After an about an hour or so of awkwardly interrupting ourselves as we stumbled through our presentation, we start to feel the relief that only the end of such a prolonged debacle could bring. Then, entirely unexpectedly, one of the oldest gentlemen in the room stood up, and though we couldn’t understand his exact words, it’s clear he is giving us the most heartfelt expression of appreciation you could ever imagine an anti-smoking presentation receiving. Needless to say, we were stunned. And as the session ended and we started to get feedback from our trainers and our fellow PCVs, we were pleasantly surprised to find that despite the setbacks, they felt we handled it well, and the staff at our clinic were truly impressed with, and very grateful for, the effort we put into the presentation and educational materials we made for them. Then, when a few days later when we went to the clinic to say our final good-byes, the staff each gave us a Chingis Khan key chain, a miniature morinkhuur (the traditional horse-head fiddle), and a lovely card teaching us how to write our names in traditional Mongolian script, which currently resides on the wall of my new apartment.

Then as training wound down, we had our final days all together at site where we received even more warnings about STIs, the Mongolian drinking culture, and our inevitable gastrointestinal ailments—which in fact a few of my site mates and I are suffering from as I write. And, of course, we had a final dance party with our language teachers, PCV trainers and all. Finally the 75 of us packed up our bags, said our tearful good-byes to our host families, and loaded up the buses for our final stretch together in Ulaanbaatar before being flung to the far corners of the steppe.

Once in UB, as one might expect, our group of young twenty-somethings responsibly saved all of our substantial moving-in allowance, and celebrated our last few evenings together modestly, while enjoying the various historical and cultural monuments the world’s coldest capital has to offer…or something like that. I, for one, especially enjoyed my first joint Mexican/Indian food restaurant, and finally got to try the infamous American Burger and Fries, which after two and half months of mutton, did not disappoint.

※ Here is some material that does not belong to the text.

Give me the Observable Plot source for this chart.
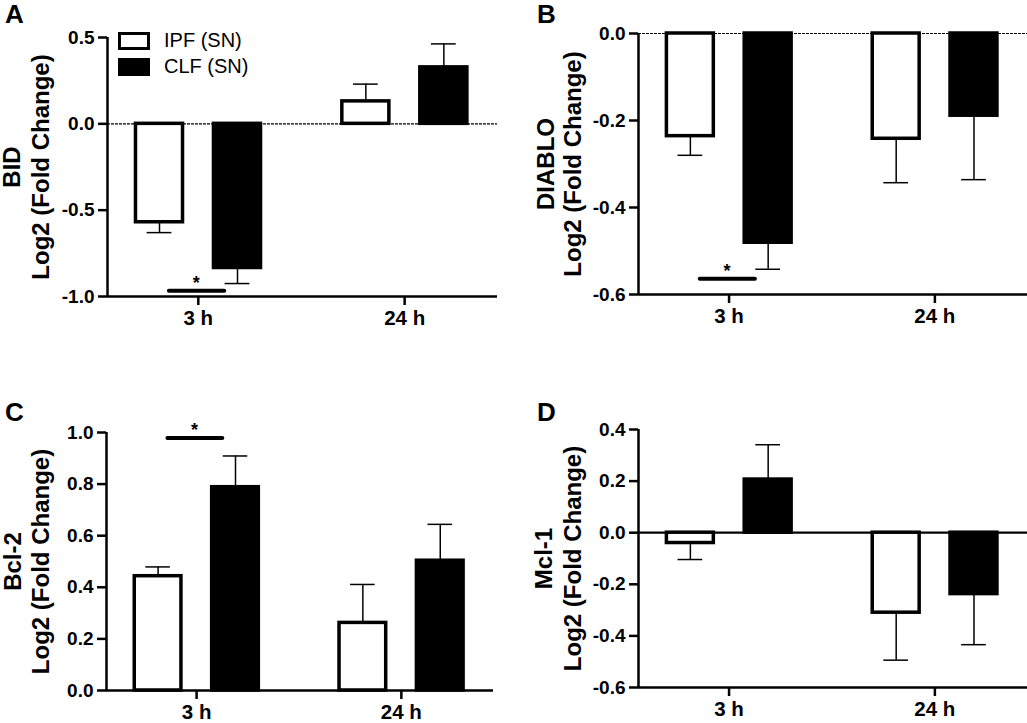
<!DOCTYPE html>
<html>
<head>
<meta charset="utf-8">
<script src="https://cdn.jsdelivr.net/npm/d3@7"></script>
<script src="https://cdn.jsdelivr.net/npm/@observablehq/plot@0.6"></script>
<style>
  body { margin: 0; background: #fff; }
  #root { position: relative; width: 1027px; height: 723px; background: #fff; font-family: "Liberation Sans", Arial, sans-serif; color: #000; }
  .pane { position: absolute; }
  .letter { position: absolute; font-weight: bold; font-size: 26px; line-height: 26px; }
  .lgbox { position: absolute; box-sizing: border-box; width: 32px; height: 18px; border: 3px solid #000; }
  .lgtxt { position: absolute; font-size: 20px; line-height: 20px; white-space: nowrap; }
</style>
</head>
<body>
<div id="root"></div>
<script>
// ---- data ----
const groups = ["3 h", "24 h"];
const series = ["IPF (SN)", "CLF (SN)"];

const bidIPF = [-0.57, 0.13];
const bidIPFerr = [0.06, 0.10];
const bidCLF = [-0.835, 0.327];
const bidCLFerr = [0.09, 0.136];

const diabloIPF = [-0.236, -0.242];
const diabloIPFerr = [0.044, 0.101];
const diabloCLF = [-0.481, -0.189];
const diabloCLFerr = [0.061, 0.147];

const bcl2IPF = [0.443, 0.262];
const bcl2IPFerr = [0.036, 0.149];
const bcl2CLF = [0.788, 0.503];
const bcl2CLFerr = [0.121, 0.141];

const mcl1IPF = [-0.04, -0.31];
const mcl1IPFerr = [0.064, 0.184];
const mcl1CLF = [0.206, -0.238];
const mcl1CLFerr = [0.135, 0.196];

const bidTicks = [-1.0, -0.5, 0.0, 0.5];
const diabloTicks = [-0.6, -0.4, -0.2, 0.0];
const bcl2Ticks = [0.0, 0.2, 0.4, 0.6, 0.8, 1.0];
const mcl1Ticks = [-0.6, -0.4, -0.2, 0.0, 0.2, 0.4];

// significance bars: [group index, y value]
const bidSig = [[0, -0.967]];
const diabloSig = [[0, -0.564]];
const bcl2Sig = [[0, 0.979]];
const mcl1Sig = [];

// ---- drawing ----
const FONT = "'Liberation Sans', Arial, sans-serif";
const xDomain = [-0.44, 1.45];
const offset = [-0.188, 0.19];
const halfW = 0.114;
const capW = 0.06;

function panel(cfg) {
  const rows = [];
  groups.forEach((g, i) => {
    rows.push({g: i, s: 0, c: i + offset[0], v: cfg.ipf[i], e: cfg.ipfErr[i]});
    rows.push({g: i, s: 1, c: i + offset[1], v: cfg.clf[i], e: cfg.clfErr[i]});
  });
  rows.forEach(d => { d.end = d.v + Math.sign(d.v) * d.e; });
  const ymin = cfg.domain[0];
  const marks = [];
  if (cfg.zero === "dash") marks.push(Plot.ruleY([0], {stroke: "#000", strokeWidth: 1.1, strokeDasharray: "3,1"}));
  if (cfg.zero === "solid") marks.push(Plot.ruleY([0], {stroke: "#000", strokeWidth: 2.2}));
  marks.push(
    Plot.rectY(rows.filter(d => d.s === 0), {x1: d => d.c - halfW, x2: d => d.c + halfW, y1: 0, y2: "v", fill: "#fff", stroke: "#000", strokeWidth: 3.5}),
    Plot.rectY(rows.filter(d => d.s === 1), {x1: d => d.c - halfW, x2: d => d.c + halfW, y1: 0, y2: "v", fill: "#000", stroke: "#000", strokeWidth: 3.5}),
    Plot.ruleX(rows, {x: "c", y1: "v", y2: "end", stroke: "#000", strokeWidth: 1.5}),
    Plot.ruleY(rows, {y: "end", x1: d => d.c - capW, x2: d => d.c + capW, stroke: "#000", strokeWidth: 1.5}),
    Plot.ruleY(cfg.sig, {y: d => d[1], x1: d => d[0] - 0.14, x2: d => d[0] + 0.128, stroke: "#000", strokeWidth: 4, strokeLinecap: "round"}),
    Plot.text(cfg.sig, {x: d => d[0] - 0.01, y: d => d[1], text: () => "*", lineAnchor: "bottom", dy: -2, fontSize: 18, fontWeight: "bold"}),
    Plot.ruleX([xDomain[0]], {stroke: "#000", strokeWidth: 2.5}),
    Plot.ruleY([ymin], {stroke: "#000", strokeWidth: 2.5}),
    Plot.axisY({ticks: cfg.ticks, tickFormat: d => d.toFixed(1), tickSize: 9, tickPadding: 4, fontSize: 19, strokeWidth: 2.5, label: null}),
    Plot.axisX({ticks: [0, 1], tickFormat: i => groups[i], tickSize: 9, tickPadding: 5, fontSize: 20.5, strokeWidth: 2.5, label: null}),
    Plot.text([cfg.name], {text: d => d, frameAnchor: "left", textAnchor: "middle", lineAnchor: "middle", rotate: -90, dx: cfg.dxName, fontSize: 24, fontWeight: "bold"}),
    Plot.text(["Log2 (Fold Change)"], {text: d => d, frameAnchor: "left", textAnchor: "middle", lineAnchor: "middle", rotate: -90, dx: cfg.dxLog, fontSize: 24, fontWeight: "bold"})
  );
  return Plot.plot({
    width: cfg.width, height: cfg.height,
    marginLeft: cfg.m[0], marginRight: cfg.m[1], marginTop: cfg.m[2], marginBottom: cfg.m[3],
    x: {type: "linear", domain: xDomain},
    y: {domain: cfg.domain},
    style: {fontFamily: FONT, fontWeight: "bold", color: "#000", background: "transparent", overflow: "visible"},
    marks
  });
}

const root = document.getElementById("root");
function place(el, left, top) {
  const d = document.createElement("div");
  d.className = "pane";
  d.style.left = left + "px"; d.style.top = top + "px";
  d.appendChild(el);
  root.appendChild(d);
}

place(panel({name: "BID", ipf: bidIPF, ipfErr: bidIPFerr, clf: bidCLF, clfErr: bidCLFerr, domain: [-1, 0.5], ticks: bidTicks, sig: bidSig, zero: "dash",
  width: 510, height: 340, m: [107, 13, 37, 44], dxName: -95, dxLog: -66}), 0, 0);
place(panel({name: "DIABLO", ipf: diabloIPF, ipfErr: diabloIPFerr, clf: diabloCLF, clfErr: diabloCLFerr, domain: [-0.6, 0], ticks: diabloTicks, sig: diabloSig, zero: "dash",
  width: 517, height: 340, m: [128, 0, 33, 46], dxName: -92, dxLog: -65}), 510, 0);
place(panel({name: "Bcl-2", ipf: bcl2IPF, ipfErr: bcl2IPFerr, clf: bcl2CLF, clfErr: bcl2CLFerr, domain: [0, 1], ticks: bcl2Ticks, sig: bcl2Sig, zero: "none",
  width: 510, height: 343, m: [106, 17, 52, 33], dxName: -93, dxLog: -65}), 0, 380);
place(panel({name: "Mcl-1", ipf: mcl1IPF, ipfErr: mcl1IPFerr, clf: mcl1CLF, clfErr: mcl1CLFerr, domain: [-0.6, 0.4], ticks: mcl1Ticks, sig: mcl1Sig, zero: "solid",
  width: 517, height: 343, m: [128, 0, 49, 36], dxName: -94, dxLog: -65}), 510, 380);

// panel letters
[["A", 5, 1], ["B", 537, 1], ["C", 5, 399], ["D", 537, 399]].forEach(([t, l, tp]) => {
  const d = document.createElement("div");
  d.className = "letter"; d.textContent = t;
  d.style.left = l + "px"; d.style.top = tp + "px";
  root.appendChild(d);
});

// legend (panel A)
[[series[0], "#fff", 32, 30], [series[1], "#000", 58, 56]].forEach(([t, fill, by, ty]) => {
  const b = document.createElement("div");
  b.className = "lgbox"; b.style.background = fill;
  b.style.left = "118px"; b.style.top = by + "px";
  root.appendChild(b);
  const s = document.createElement("div");
  s.className = "lgtxt"; s.textContent = t;
  s.style.left = "164px"; s.style.top = ty + "px";
  root.appendChild(s);
});
</script>
</body>
</html>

Our days in UB ultimately peaked with our spectacular swearing-in ceremony, which as I hinted at before, will be covered in detail in another update. Though I think it’s very interesting, and worth mentioning here, that Peace Corps Volunteers in fact take the US Oath for Federal employees, i.e. the one you usually associate with military service about protecting the Constitution from all enemies foreign and domestic, etc. If you’re interested, you can find it in its entirety here.

Anyways, our final days together went by far too quickly, and even our final hurrah at a grungy roller rink-disco hybrid with an enormous Scrooge McDuck spray painted on the wall, couldn’t entirely make up for the knowledge that we would soon part ways for several long months with the great friends we made that summer. Fortunately though, as I believe we are the sparsest active Peace Corps country, we are among a small subset of volunteers worldwide that get PC issued cell phones, and with increasingly available internet access, we will at least be able to keep in touch, if not in sight.